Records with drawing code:
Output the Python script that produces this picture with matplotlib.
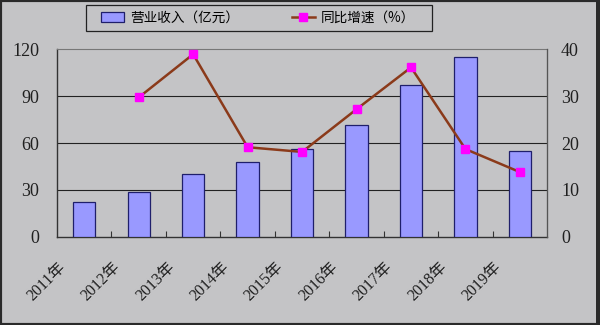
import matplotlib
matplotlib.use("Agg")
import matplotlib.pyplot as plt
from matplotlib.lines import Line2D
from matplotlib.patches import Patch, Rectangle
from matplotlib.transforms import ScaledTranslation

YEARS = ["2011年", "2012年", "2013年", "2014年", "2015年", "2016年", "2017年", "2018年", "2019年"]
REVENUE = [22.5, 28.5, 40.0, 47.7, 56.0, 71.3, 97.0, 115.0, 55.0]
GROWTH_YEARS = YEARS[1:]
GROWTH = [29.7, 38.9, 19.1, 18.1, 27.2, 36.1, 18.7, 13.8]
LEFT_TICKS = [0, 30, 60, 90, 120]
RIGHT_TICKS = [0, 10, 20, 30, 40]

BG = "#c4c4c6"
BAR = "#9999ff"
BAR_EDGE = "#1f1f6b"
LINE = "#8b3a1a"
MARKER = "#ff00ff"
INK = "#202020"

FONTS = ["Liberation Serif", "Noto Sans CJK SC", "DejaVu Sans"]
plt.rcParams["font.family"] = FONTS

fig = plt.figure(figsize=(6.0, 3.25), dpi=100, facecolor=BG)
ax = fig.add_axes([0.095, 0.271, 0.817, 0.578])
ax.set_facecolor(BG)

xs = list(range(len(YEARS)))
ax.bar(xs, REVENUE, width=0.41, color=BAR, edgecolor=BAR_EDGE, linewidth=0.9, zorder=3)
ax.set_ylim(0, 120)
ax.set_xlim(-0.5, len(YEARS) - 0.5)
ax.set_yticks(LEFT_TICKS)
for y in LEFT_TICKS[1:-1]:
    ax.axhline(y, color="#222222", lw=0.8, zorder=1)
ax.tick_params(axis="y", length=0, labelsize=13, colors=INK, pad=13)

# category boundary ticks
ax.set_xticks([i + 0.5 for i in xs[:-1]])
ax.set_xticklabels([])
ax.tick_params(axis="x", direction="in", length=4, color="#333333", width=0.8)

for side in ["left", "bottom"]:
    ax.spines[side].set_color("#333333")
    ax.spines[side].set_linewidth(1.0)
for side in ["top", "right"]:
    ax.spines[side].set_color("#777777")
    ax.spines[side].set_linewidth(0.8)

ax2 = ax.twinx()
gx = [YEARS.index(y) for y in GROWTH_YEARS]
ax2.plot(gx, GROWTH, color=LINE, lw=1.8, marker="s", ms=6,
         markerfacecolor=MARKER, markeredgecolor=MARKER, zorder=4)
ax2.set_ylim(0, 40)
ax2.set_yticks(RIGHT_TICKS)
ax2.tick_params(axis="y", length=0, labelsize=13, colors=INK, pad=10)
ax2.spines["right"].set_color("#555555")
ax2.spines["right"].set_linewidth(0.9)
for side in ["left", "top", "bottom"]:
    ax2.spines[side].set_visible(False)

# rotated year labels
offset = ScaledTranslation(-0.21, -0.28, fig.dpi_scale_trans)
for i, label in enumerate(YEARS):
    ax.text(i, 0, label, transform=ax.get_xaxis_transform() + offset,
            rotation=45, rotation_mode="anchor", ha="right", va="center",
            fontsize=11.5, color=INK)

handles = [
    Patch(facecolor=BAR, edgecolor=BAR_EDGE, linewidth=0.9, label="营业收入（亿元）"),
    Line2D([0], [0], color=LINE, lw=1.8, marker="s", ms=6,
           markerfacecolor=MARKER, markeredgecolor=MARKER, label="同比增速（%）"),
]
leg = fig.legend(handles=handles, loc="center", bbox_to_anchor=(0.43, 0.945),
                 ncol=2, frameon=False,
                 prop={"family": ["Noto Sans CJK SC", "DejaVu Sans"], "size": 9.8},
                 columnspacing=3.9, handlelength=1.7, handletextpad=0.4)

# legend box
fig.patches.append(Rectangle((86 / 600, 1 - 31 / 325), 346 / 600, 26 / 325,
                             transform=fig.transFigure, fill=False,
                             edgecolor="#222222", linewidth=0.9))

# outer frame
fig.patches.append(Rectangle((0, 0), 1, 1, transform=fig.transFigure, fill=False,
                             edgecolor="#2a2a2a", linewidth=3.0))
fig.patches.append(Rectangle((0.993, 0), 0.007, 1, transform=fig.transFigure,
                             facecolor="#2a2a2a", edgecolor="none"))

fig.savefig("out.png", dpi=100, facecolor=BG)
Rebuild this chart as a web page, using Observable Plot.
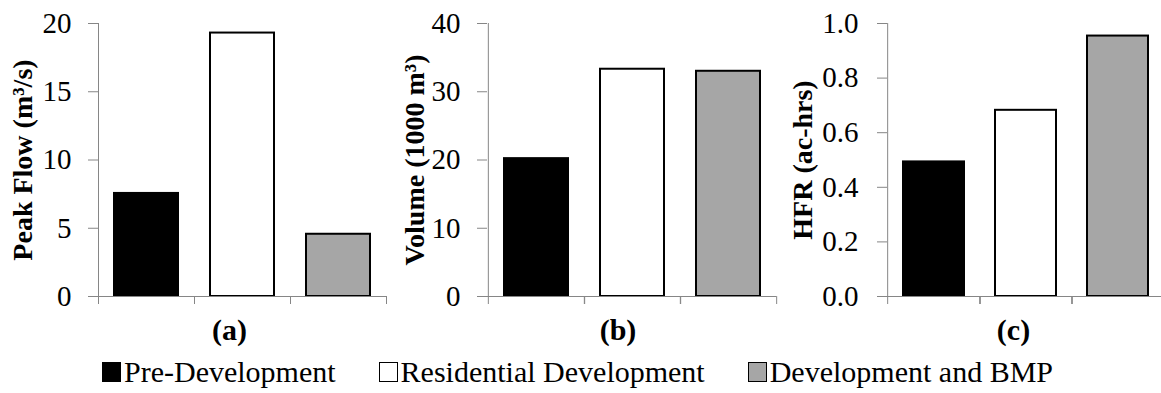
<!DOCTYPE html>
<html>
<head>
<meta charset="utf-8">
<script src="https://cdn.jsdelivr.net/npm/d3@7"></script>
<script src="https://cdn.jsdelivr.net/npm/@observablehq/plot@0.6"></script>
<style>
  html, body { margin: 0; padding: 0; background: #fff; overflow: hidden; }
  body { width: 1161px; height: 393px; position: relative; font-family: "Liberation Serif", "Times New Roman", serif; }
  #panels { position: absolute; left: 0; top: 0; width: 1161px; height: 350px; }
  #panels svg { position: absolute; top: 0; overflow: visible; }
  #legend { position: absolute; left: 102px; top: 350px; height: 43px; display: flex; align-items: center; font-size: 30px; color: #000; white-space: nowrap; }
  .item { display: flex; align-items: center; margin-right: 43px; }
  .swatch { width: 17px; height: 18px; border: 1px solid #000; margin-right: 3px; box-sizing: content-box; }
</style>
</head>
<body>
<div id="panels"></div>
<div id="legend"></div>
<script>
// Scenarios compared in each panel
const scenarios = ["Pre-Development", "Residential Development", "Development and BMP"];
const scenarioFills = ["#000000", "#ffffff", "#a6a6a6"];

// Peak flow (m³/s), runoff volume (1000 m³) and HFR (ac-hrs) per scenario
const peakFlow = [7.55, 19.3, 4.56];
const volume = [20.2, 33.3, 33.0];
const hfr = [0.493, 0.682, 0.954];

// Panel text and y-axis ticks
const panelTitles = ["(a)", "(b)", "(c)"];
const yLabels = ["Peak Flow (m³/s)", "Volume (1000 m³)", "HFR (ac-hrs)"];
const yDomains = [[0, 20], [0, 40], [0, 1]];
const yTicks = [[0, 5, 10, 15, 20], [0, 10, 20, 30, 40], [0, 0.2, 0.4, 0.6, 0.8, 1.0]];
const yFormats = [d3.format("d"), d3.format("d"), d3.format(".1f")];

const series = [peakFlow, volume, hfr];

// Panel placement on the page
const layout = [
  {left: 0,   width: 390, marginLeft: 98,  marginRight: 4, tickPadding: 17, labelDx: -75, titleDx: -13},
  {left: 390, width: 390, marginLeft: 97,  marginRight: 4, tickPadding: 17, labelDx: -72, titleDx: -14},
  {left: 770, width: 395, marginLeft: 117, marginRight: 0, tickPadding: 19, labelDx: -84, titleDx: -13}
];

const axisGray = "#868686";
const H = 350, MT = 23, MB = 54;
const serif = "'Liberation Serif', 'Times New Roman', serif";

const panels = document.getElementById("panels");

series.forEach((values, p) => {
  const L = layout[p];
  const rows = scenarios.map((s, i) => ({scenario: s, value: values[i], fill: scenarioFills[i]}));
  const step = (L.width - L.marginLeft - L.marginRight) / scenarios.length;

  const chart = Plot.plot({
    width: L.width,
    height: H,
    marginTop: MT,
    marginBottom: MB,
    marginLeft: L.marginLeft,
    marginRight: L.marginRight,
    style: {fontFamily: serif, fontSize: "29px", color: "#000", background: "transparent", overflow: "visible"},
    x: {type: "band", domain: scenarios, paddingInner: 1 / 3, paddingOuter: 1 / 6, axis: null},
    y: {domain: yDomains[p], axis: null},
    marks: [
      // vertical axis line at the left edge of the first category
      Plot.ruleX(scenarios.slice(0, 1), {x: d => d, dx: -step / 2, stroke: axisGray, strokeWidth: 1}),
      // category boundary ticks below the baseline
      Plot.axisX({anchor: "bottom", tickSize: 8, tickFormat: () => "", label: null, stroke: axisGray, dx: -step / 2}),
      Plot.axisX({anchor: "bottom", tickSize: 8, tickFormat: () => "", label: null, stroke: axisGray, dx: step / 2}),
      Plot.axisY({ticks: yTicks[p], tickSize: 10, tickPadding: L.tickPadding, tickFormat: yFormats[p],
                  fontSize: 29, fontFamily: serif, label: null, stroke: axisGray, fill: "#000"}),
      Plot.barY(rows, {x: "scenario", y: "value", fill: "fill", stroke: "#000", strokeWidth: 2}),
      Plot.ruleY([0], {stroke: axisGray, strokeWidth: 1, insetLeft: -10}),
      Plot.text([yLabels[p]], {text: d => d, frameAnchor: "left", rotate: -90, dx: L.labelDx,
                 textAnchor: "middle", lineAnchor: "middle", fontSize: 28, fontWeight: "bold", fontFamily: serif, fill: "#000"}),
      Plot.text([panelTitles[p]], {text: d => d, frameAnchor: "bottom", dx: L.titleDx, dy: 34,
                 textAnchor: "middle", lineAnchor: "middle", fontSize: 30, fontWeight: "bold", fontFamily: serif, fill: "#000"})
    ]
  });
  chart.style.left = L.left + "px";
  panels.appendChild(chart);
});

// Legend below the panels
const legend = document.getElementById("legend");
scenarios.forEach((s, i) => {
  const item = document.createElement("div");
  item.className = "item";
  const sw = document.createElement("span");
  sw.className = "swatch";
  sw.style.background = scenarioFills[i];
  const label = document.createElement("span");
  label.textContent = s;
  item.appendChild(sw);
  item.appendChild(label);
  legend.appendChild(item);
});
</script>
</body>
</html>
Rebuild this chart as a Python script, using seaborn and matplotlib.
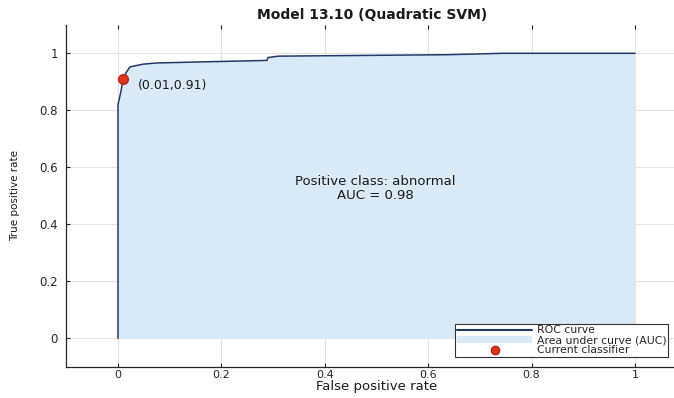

*YOUR OBJECTIVE:*
Count up every line above that has the word "Rebuild" in it; answer with the number alone.

*RESULT:*
2